Gathering the courage to leave America and everything that was familiar and supporting behind was indeed a daunting task. I knew that there were very few people with whom I could share my vision, because it would only attract their own fears and judgments about how foolish or irresponsible I was for dropping everything and just taking off. I could not explain to anyone why I was taking my upcoming trip. There was no tour guide, no itinerary, no destination. It was a trust walk with the Universe and I had to face what Ulysses faced: the challenges and dangers of the unknown. One of my first tasks was to find some people who had done similar things in their lives to help me past my fears.

My family would have freaked. No one in my family would encourage me to break free and do something so risky, so I knew I didn’t dare tell any of them about my plans. In my heart was the knowledge that I would just be burdened by all of their fears and resentments about my doing what they might have missed in their lives.
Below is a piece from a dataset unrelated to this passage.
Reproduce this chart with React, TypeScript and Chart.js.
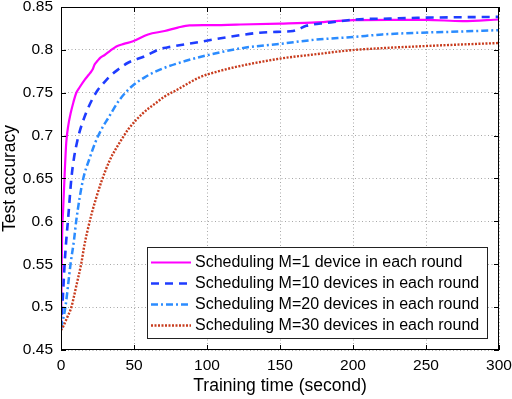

Because my parents had lived through the Depression, they were still affected by the fear of loss of security. In addition, being raised Catholic had inflicted on me another strangling sense of not trusting myself as a woman, including great fears that men would take advantage of me. My family constantly undermined my creative and entrepreneurial spirit, questioning my choices of career and wanting me to do something that they deemed safe and secure. To me it just looked like entrapment to work for corporate America.

Mirror, Mirror...show me the people who can guide me through this forest of fears, doubts, and insecurities.